On January 20, 2012 the company entered into a Stock Purchase Agreement and Share Exchange (the “Agreement”) with Infiniti Systems Group, Inc. (“Infiniti”). Pursuant to the Agreement, the Company agreed to issue 30 million common shares of its common stock to the shareholders of Infiniti in exchange for 100% of the issued and outstanding capital stock of Infiniti. The shares issued to the shareholders of Infiniti represent 60% of its issued and outstanding capital stock on a fully diluted basis (the “Stock Consideration”). In addition, the Chief Executive Officer and Chief Financial Officer, Mario Barton, has resigned from those offices. John Bianco, the Chief Executive Officer of Infiniti, has agreed to serve as the Company’s new President and Chief Executive Officer. The new Treasurer and Chief Financial Officer is Lisa Bischof, and the new Secretary and Chief Operating Officer is D. Bruce Veness. The transactions contemplated by the Agreement were closed on January 31, 2012, with the Company issuing 30 million shares to Bianco, Veness and Bischof. Contemporaneously with the closing, Mr.
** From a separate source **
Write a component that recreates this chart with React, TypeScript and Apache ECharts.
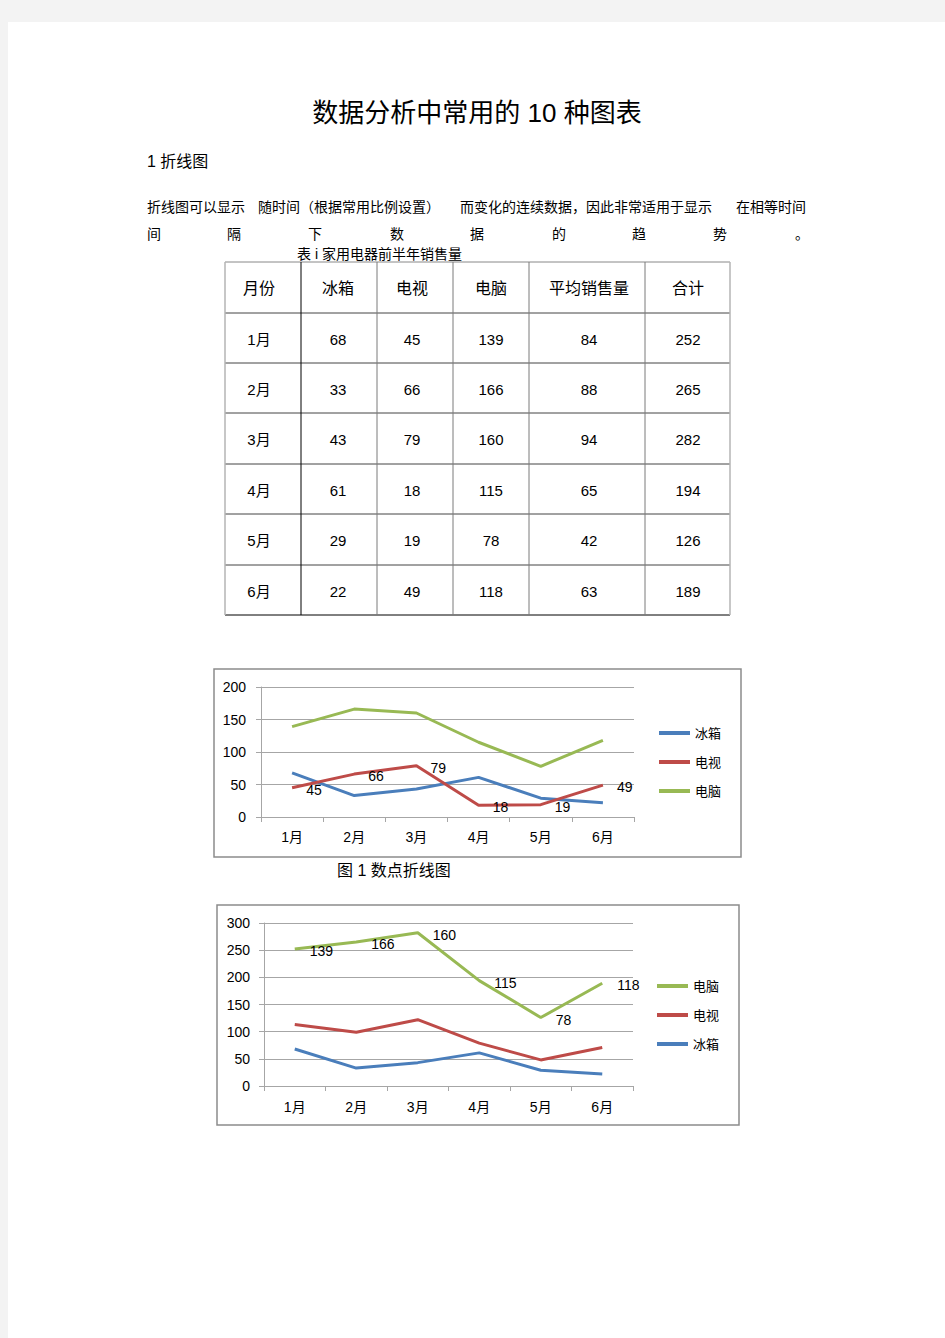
import { useEffect, useRef } from "react";
import * as echarts from "echarts";

// ---- data ----
const months = ["1月", "2月", "3月", "4月", "5月", "6月"];
const fridge = [68, 33, 43, 61, 29, 22];
const tv = [45, 66, 79, 18, 19, 49];
const pc = [139, 166, 160, 115, 78, 118];
const avgSales = [84, 88, 94, 65, 42, 63];
const totals = [252, 265, 282, 194, 126, 189];
const tableHeaders = ["月份", "冰箱", "电视", "电脑", "平均销售量", "合计"];
const seriesNames = ["冰箱", "电视", "电脑"];
const chart1Axis = { min: 0, max: 200, interval: 50 };
const chart2Axis = { min: 0, max: 300, interval: 50 };

const title = "数据分析中常用的 10 种图表";
const heading = "1 折线图";
const para1 = ["折线图可以显示", "随时间（根据常用比例设置）", "而变化的连续数据，因此非常适用于显示", "在相等时间"];
const para2 = ["间", "隔", "下", "数", "据", "的", "趋", "势", "。"];
const tableCaption = "表 i 家用电器前半年销售量";
const figCaption = "图 1 数点折线图";

// ---- styles / layout ----
const FONT = "'Liberation Sans', Arial, 'Noto Sans CJK SC', sans-serif";
const BLUE = "#4a7ebb";
const RED = "#be4b48";
const GREEN = "#98b954";
const GRID = "#a6a6a6";

const colLines = [225, 301, 377, 453, 529, 645, 730];
const rowLines = [262, 313, 363, 413, 464, 514, 565, 615];
const colCenters = [259, 338, 412, 491, 589, 688];
const para1X = [147, 258, 460, 736];
const para2X = [147, 227, 308, 390, 470, 552, 632, 713, 795];

function txt(text: string, x: number, y: number, size: number, align = "left") {
  return {
    type: "text",
    x,
    y,
    style: {
      text,
      fill: "#000",
      font: `${size}px ${FONT}`,
      textAlign: align,
      textVerticalAlign: "middle",
    },
  };
}

function buildGraphics() {
  const els: any[] = [];
  // page background strips
  els.push({ type: "rect", shape: { x: 0, y: 0, width: 945, height: 22 }, style: { fill: "#f3f3f3" } });
  els.push({ type: "rect", shape: { x: 0, y: 0, width: 8, height: 1338 }, style: { fill: "#f3f3f3" } });

  els.push(txt(title, 477, 113, 26, "center"));
  els.push(txt(heading, 147, 161, 16));
  para1.forEach((s, i) => els.push(txt(s, para1X[i], 207, 14)));
  para2.forEach((s, i) => els.push(txt(s, para2X[i], 234, 14)));
  els.push(txt(tableCaption, 297, 254, 14));

  // table lines
  rowLines.forEach((y, i) => {
    const last = i === rowLines.length - 1;
    els.push({
      type: "line",
      shape: { x1: colLines[0], y1: y, x2: colLines[colLines.length - 1], y2: y },
      style: { stroke: last ? "#000" : i === 0 ? "#888" : "#444", lineWidth: 1 },
    });
  });
  colLines.forEach((x, i) => {
    const outer = i === 0 || i === colLines.length - 1;
    els.push({
      type: "line",
      shape: { x1: x, y1: rowLines[0], x2: x, y2: rowLines[rowLines.length - 1] },
      style: { stroke: outer ? "#b5b5b5" : i === 1 ? "#000" : "#7a7a7a", lineWidth: outer ? 1.5 : 1 },
    });
  });
  // table text
  const rowCenter = (r: number) => (rowLines[r] + rowLines[r + 1]) / 2 + 1;
  tableHeaders.forEach((h, c) => els.push(txt(h, colCenters[c], rowCenter(0), 16, "center")));
  months.forEach((m, r) => {
    const vals = [m, fridge[r], tv[r], pc[r], avgSales[r], totals[r]];
    vals.forEach((v, c) => els.push(txt(String(v), colCenters[c], rowCenter(r + 1), 15, "center")));
  });

  // chart frames
  els.push({ type: "rect", shape: { x: 214, y: 669, width: 527, height: 188 }, style: { fill: "none", stroke: "#8c8c8c", lineWidth: 1.5 } });
  els.push({ type: "rect", shape: { x: 217, y: 905, width: 522, height: 220 }, style: { fill: "none", stroke: "#8c8c8c", lineWidth: 1.5 } });
  els.push(txt(figCaption, 337, 870, 16));
  return els;
}

function yAxis(gridIndex: number, cfg: { min: number; max: number; interval: number }, margin: number) {
  return {
    type: "value",
    gridIndex,
    min: cfg.min,
    max: cfg.max,
    interval: cfg.interval,
    axisLine: { show: true, lineStyle: { color: GRID, width: 1 } },
    axisTick: { show: true, length: 5, lineStyle: { color: GRID } },
    axisLabel: { color: "#000", fontSize: 14, fontFamily: FONT, margin },
    splitLine: { show: true, lineStyle: { color: GRID, width: 1 } },
  };
}

function xAxis(gridIndex: number, margin: number) {
  return {
    type: "category",
    gridIndex,
    data: months,
    boundaryGap: true,
    axisLine: { show: true, lineStyle: { color: GRID, width: 1 } },
    axisTick: { show: true, length: 5, lineStyle: { color: GRID } },
    axisLabel: { color: "#000", fontSize: 14, fontFamily: FONT, margin },
    splitLine: { show: false },
  };
}

const labelStyle = (distance: number) => ({
  show: true,
  position: "right",
  distance,
  offset: [0, 2],
  color: "#000",
  fontSize: 14,
  fontFamily: FONT,
});

export default function App() {
  const ref = useRef<HTMLDivElement>(null);
  useEffect(() => {
    if (!ref.current) return;
    const chart = echarts.init(ref.current, undefined, { renderer: "svg" });
    const legendBase = {
      orient: "vertical",
      icon: "rect",
      itemWidth: 31,
      itemHeight: 4,
      itemGap: 13,
      padding: 0,
      textStyle: { color: "#000", fontSize: 13, fontFamily: FONT, lineHeight: 16 },
    };
    chart.setOption({
      animation: false,
      backgroundColor: "#fff",
      color: [BLUE, RED, GREEN],
      graphic: { elements: buildGraphics() },
      grid: [
        { left: 261, top: 687, width: 373, height: 130 },
        { left: 264, top: 923, width: 369, height: 163 },
      ],
      xAxis: [xAxis(0, 13), xAxis(1, 14)],
      yAxis: [yAxis(0, chart1Axis, 15), yAxis(1, chart2Axis, 14)],
      legend: [
        { ...legendBase, data: seriesNames, left: 659, top: 725 },
        { ...legendBase, data: [...seriesNames].reverse(), left: 657, top: 978 },
      ],
      series: [
        { name: "冰箱", type: "line", xAxisIndex: 0, yAxisIndex: 0, data: fridge, symbol: "none", lineStyle: { width: 3, color: BLUE }, itemStyle: { color: BLUE } },
        { name: "电视", type: "line", xAxisIndex: 0, yAxisIndex: 0, data: tv, symbol: "circle", symbolSize: 0.1, lineStyle: { width: 3, color: RED }, itemStyle: { color: RED }, label: labelStyle(14) },
        { name: "电脑", type: "line", xAxisIndex: 0, yAxisIndex: 0, data: pc, symbol: "none", lineStyle: { width: 3, color: GREEN }, itemStyle: { color: GREEN } },
        { name: "冰箱", type: "line", xAxisIndex: 1, yAxisIndex: 1, stack: "total", data: fridge, symbol: "none", lineStyle: { width: 3, color: BLUE }, itemStyle: { color: BLUE } },
        { name: "电视", type: "line", xAxisIndex: 1, yAxisIndex: 1, stack: "total", data: tv, symbol: "none", lineStyle: { width: 3, color: RED }, itemStyle: { color: RED } },
        { name: "电脑", type: "line", xAxisIndex: 1, yAxisIndex: 1, stack: "total", data: pc, symbol: "circle", symbolSize: 0.1, lineStyle: { width: 3, color: GREEN }, itemStyle: { color: GREEN }, label: labelStyle(15) },
      ],
    });
    return () => chart.dispose();
  }, []);
  return <div ref={ref} style={{ position: "absolute", left: 0, top: 0, width: 945, height: 1338 }} />;
}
James Pregiato, a former officer and director of the Company returned 25,803,288 shares of our common stock which were held by him to the Company’s treasury.

 

Infiniti Systems Group, Inc was organized under the laws of the State of Ohio on January 2 1995. The Company provides technology integration services to businesses. These services include management consulting, e-business services, application development, facilities development and network development. The Company’s principal office is in Brecksville, Ohio, with an additional office in Raleigh, North Carolina. On December 11, 1998, the Company changed its corporate name from J.L. Consulting, Inc. to Infiniti Systems Group, Inc.

 

Use of Estimates In preparing financial statements in conformity with generally accepted accounting principles, management is required to make estimates and assumptions that affect the reported amounts of assets and liabilities and the disclosure of contingent assets and liabilities at the date of the financial statements and revenues and expenses during the reported period. Actual results could differ from those estimates.

 

Cash and Cash Equivalents For purposes of the cash flow statements, the Company considers all highly liquid investments with original maturities of three months or less at the time of purchase to be cash equivalents.

 

Loss Per Share Basic and diluted net loss per common share is computed based upon the weighted average common shares outstanding as defined by FASB ASC No. 260, “Earnings Per Share.” As of March 31, 2012, there were no common share equivalents outstanding.

 

Revenue Recognition The Company recognizes revenue on arrangements in accordance with FASB ASC 605, “Revenue Recognition”. In all cases, revenue is recognized only when the price is fixed or determinable, persuasive evidence of an arrangement exists, the service is performed and collectability of the resulting receivable is reasonably assured.